Tour de CLARIN: South Africa

Submitted by Karina Berger on

Written by Liané van den Bergh and Juan Steyn

The South African Centre for Digital Language Resources (SADiLaR) forms part of the South African Research Infrastructure Roadmap (SARIR) programme of the South African government’s Department of Science and Innovation (DSI). SADiLaR joined CLARIN as an observer in 2018 and is the only digital language research centre outside Europe which forms part of the European CLARIN research network as a C-Centre (a metadata providing centre). Current efforts are directed towards SADiLaR becoming a B-Centre (a service providing centre) in the near future.

SADiLaR’s mandate is to support researchers through facilitating the creation and access to digital data through its Digitization Programme and building overall research capacity through training and dissemination activities as part of its Digital Humanities programme.

Langa Khumalo, director of SADiLaR.

SADiLaR is a multi-partner entity located at the North-West University (NWU) – which functions as a host and hub of a network of linked nodes, comprising:

  • the University of Pretoria (Department of African Languages)
  • the University of South Africa (Department of African Languages)
  • the Council of Scientific and Industrial Research (HLT Research Group)
  • the North West University (Centre for Text Technology)
  • the Inter-Institutional Centre for Language Development and Assessment (ICELDA).

SADiLaR runs two programmes to support the South African research community:

Our digitisation programme entails the systematic creation of relevant digital text, speech, and multi-modal technologies and resources primarily related to the eleven official languages of South Africa. Currently, SADiLaR facilitates access to 378 resources of which 238 are downloadable through a dedicated online repository, which is harvested by the Virtual Language Observatory ( ). Prominent tools and technologies include the NCHLT text processing web services and the Autshumato machine translation web services, as well as other downloadable applications and software packages for use within the HLT and domains.

Our Digital Humanities programme facilitates the building of research capacity by promoting and supporting the use of digital data and innovative (computational) methodological approaches within the Humanities and Social Sciences. This has been done primarily through the commissioning and support of more than sixty workshops, conferences and events within Digital Humanities and Social Sciences since 2017. SADiLaR Workshops have covered a wide variety of topics such as use of domain applicable computational tools and approaches as well as general awareness related to what the broad domain of Digital Humanities entails.

These programmes make an impact in three domains:

Language technology domain: As part of the South African Constitution, all our official languages are guaranteed parity of esteem and must be treated equitably. However, the reality is that almost all of our languages are under-resourced. For this reason, a key part of what the centre does is creating new high-level resources and natural language processing tools for all South African languages. This is needed to ensure that our language communities and researchers can have access to technologies and datasets that support research and societal equity of access, where language can be a barrier. Practical technologies that are generated and refined using SADiLaR language resources include machine translation engines for local languages, automatic speech recognition systems, text-to-speech systems, speech-to-speech translation systems, interactive communication systems, as well as a variety of text-related applications such as grammar and spelling checkers, and online electronic dictionaries.

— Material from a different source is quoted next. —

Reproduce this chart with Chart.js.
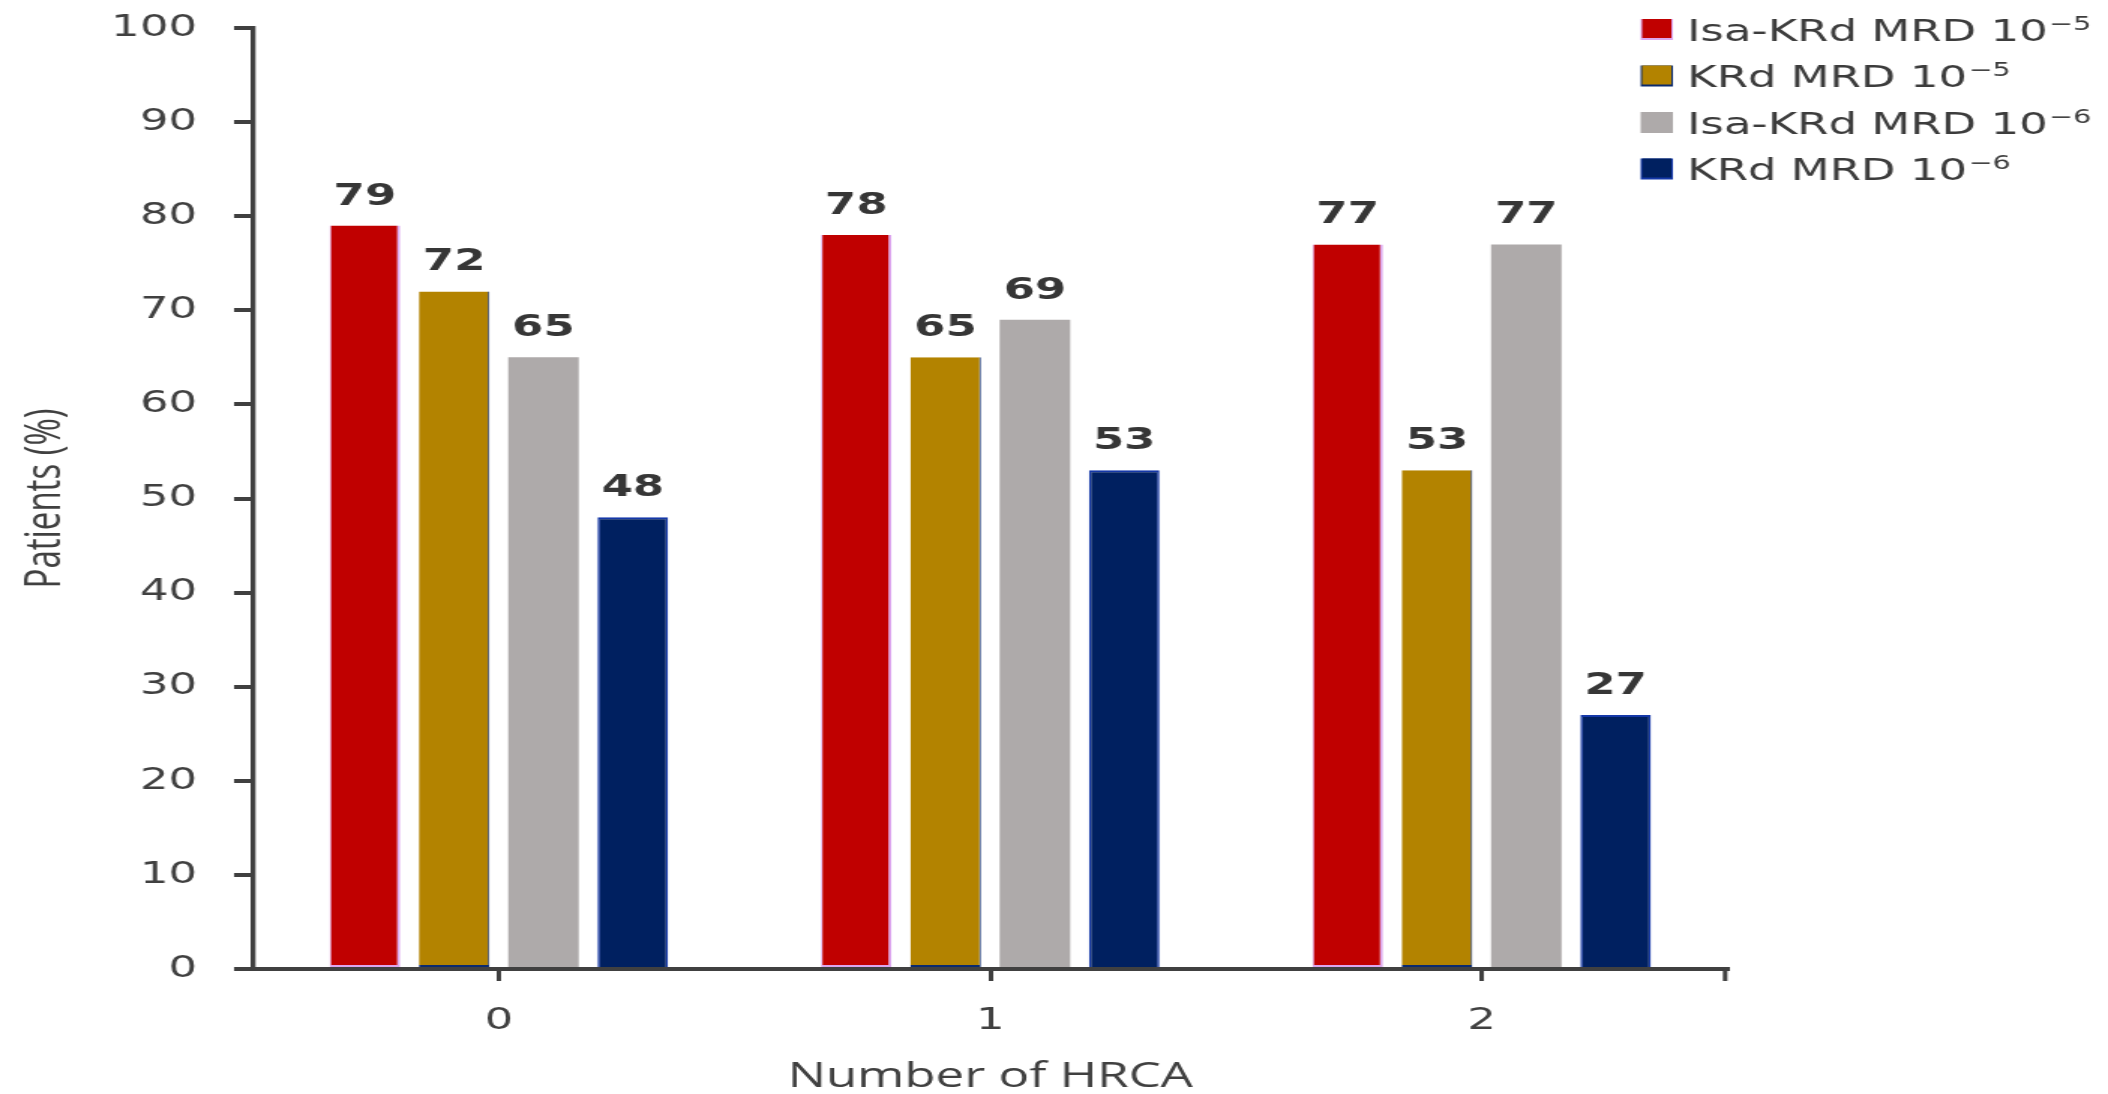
<!DOCTYPE html>
<html><head><meta charset="utf-8">
<script src="https://cdn.jsdelivr.net/npm/chart.js@4.4.1/dist/chart.umd.min.js"></script>
<style>
html,body{margin:0;padding:0;background:#fff;overflow:hidden;}
#wrap{width:1405px;height:1094px;transform:scaleX(1.50036);transform-origin:0 0;}
canvas{display:block;}
</style></head><body>
<div id="wrap"><canvas id="c" width="1405" height="1094"></canvas></div>
<script>
// ---- data ----
const categories = ['0', '1', '2'];
const seriesNames = ['Isa-KRd MRD 10\u207B\u2075', 'KRd MRD 10\u207B\u2075', 'Isa-KRd MRD 10\u207B\u2076', 'KRd MRD 10\u207B\u2076'];
const isaKRdMRD5 = [79, 78, 77];
const kRdMRD5 = [72, 65, 53];
const isaKRdMRD6 = [65, 69, 77];
const kRdMRD6 = [48, 53, 27];
const yTickValues = [0, 10, 20, 30, 40, 50, 60, 70, 80, 90, 100];
const xTitle = 'Number of HRCA';
const yTitle = 'Patients (%)';

// ---- styles ----
const fills = ['#C00000', '#B38300', '#AEAAAA', '#002060'];
const edges = ['#DCA6EE', '#0B2A6E', '#AEAAAA', '#1538A8'];
const edgeW = [{left:1,right:2,top:0,bottom:2},{left:0,right:1,top:0,bottom:2},0,{left:1.5,right:1.5,top:2,bottom:0}];
const AXIS = '#404040';
const SUP = {'\u207B': '\u2212', '\u2075': '5', '\u2076': '6'};

const valueLabels = {
  id: 'valueLabels',
  afterDatasetsDraw(chart) {
    const ctx = chart.ctx;
    ctx.save();
    ctx.font = 'bold 30px "DejaVu Sans"';
    ctx.fillStyle = '#363636';
    ctx.textAlign = 'center';
    ctx.textBaseline = 'alphabetic';
    chart.data.datasets.forEach((ds, i) => {
      chart.getDatasetMeta(i).data.forEach((bar, j) => {
        ctx.fillText(String(ds.data[j]), bar.x, bar.y - 21);
      });
    });
    ctx.restore();
  }
};

const customLegend = {
  id: 'customLegend',
  afterDraw(chart) {
    const ctx = chart.ctx;
    ctx.save();
    const ca = chart.chartArea;
    // right-end tick of x axis
    ctx.strokeStyle = AXIS; ctx.lineWidth = 3;
    ctx.beginPath(); ctx.moveTo(ca.right - 1.5, ca.bottom); ctx.lineTo(ca.right - 1.5, ca.bottom + 12); ctx.stroke();
    ctx.textAlign = 'left';
    ctx.textBaseline = 'alphabetic';
    chart.data.datasets.forEach((ds, i) => {
      const yc = 29.5 + i * 46.5;
      ctx.fillStyle = edges[i];
      ctx.fillRect(1093.5, yc - 10.5, 21.5, 21);
      ctx.fillStyle = fills[i];
      ctx.fillRect(1094.5, yc - 10.5, 19.5, 19);
      ctx.fillStyle = '#3c3c3c';
      const label = ds.label;
      let k = 0;
      while (k < label.length && !SUP[label[k]]) k++;
      const main = label.slice(0, k);
      const sup = label.slice(k).split('').map(c => SUP[c] || c).join('');
      const base = yc + 11;
      ctx.font = '30px "DejaVu Sans"';
      ctx.fillText(main, 1124.5, base);
      const w = ctx.measureText(main).width;
      ctx.font = '19px "DejaVu Sans"';
      ctx.fillText(sup, 1124.5 + w + 1, base - 11);
    });
    ctx.restore();
  }
};

const datasets = [isaKRdMRD5, kRdMRD5, isaKRdMRD6, kRdMRD6].map((arr, i) => ({
  label: seriesNames[i],
  data: arr,
  backgroundColor: fills[i],
  borderColor: edges[i],
  borderWidth: edgeW[i],
  borderSkipped: false,
  barPercentage: 0.79,
  categoryPercentage: 0.727
}));

new Chart(document.getElementById('c'), {
  type: 'bar',
  data: { labels: categories, datasets },
  options: {
    responsive: false,
    devicePixelRatio: 1,
    animation: false,
    layout: { padding: { left: 0, top: 28, right: 253.7, bottom: 0 } },
    plugins: { legend: { display: false }, tooltip: { enabled: false } },
    scales: {
      x: {
        offset: true,
        grid: { display: true, drawOnChartArea: false, drawTicks: true, tickLength: 12, offset: false, color: AXIS, lineWidth: 3 },
        border: { display: true, color: AXIS, width: 4 },
        ticks: { color: AXIS, font: { family: 'DejaVu Sans', size: 30 }, padding: 22 },
        title: { display: true, text: xTitle, color: AXIS, font: { family: 'Open Sans', size: 34, lineHeight: 1.0 }, padding: { top: 0, bottom: 0 } },
        afterFit(scale) { scale.height = 125; scale.paddingLeft = 0; scale.paddingRight = 0; }
      },
      y: {
        min: 0, max: 100,
        afterBuildTicks(scale) { scale.ticks = yTickValues.map(v => ({ value: v })); },
        grid: { display: true, drawOnChartArea: false, drawTicks: true, tickLength: 12.7, color: AXIS, lineWidth: 4 },
        border: { display: true, color: AXIS, width: 3.3 },
        ticks: { color: AXIS, font: { family: 'DejaVu Sans', size: 30 }, padding: 24.7 },
        title: { display: true, text: yTitle, color: AXIS, font: { family: 'Open Sans', size: 33 }, padding: { top: 11, bottom: 0 } },
        afterFit(scale) { scale.width = 168.7; scale.paddingTop = 0; scale.paddingBottom = 0; }
      }
    }
  },
  plugins: [valueLabels, customLegend]
});
</script>
</body></html>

Humanities and Social Sciences domain: Having resources and technologies available is only part of the solution, as it is also necessary for scholars to be able to access and effectively use them. Therefore, SADiLaR actively works toward establishing communities of practice via initiatives for building centralised research capacity. Capacity building ranges from raising awareness about what is available and how researchers can get involved with SADiLaR activities, as well as practical training pertaining to the use of digital data, innovative research methods, and software tools. Through this SADiLaR hopes to enable South African scholars to ask and pursue previously unanswerable questions within their respective disciplines.

Socio-economic domain: Reusable digital language resources are important building blocks that can be used not just for researcher activities, but also by commercial entities to build end-user applications that have a direct impact for language communities. A practical example of this is a recent application called AwezaMed COVID-19, which was developed by a SADiLaR node and aims to remove the communication barriers between health providers and patients. This application was initially developed for maternal healthcare and obstetrics, but was adapted as part of the South African response to the COVID-19 pandemic. The application features speech recognition, machine translation, and text-to-speech developed by the Council for Scientific and Industrial Research in partnership with Aweza. The full report is available online. There is also a YouTube video which shows how the system functions. It is also a good example of how the research outputs are having a translational impact through collaboration with private sector companies and the healthcare sector.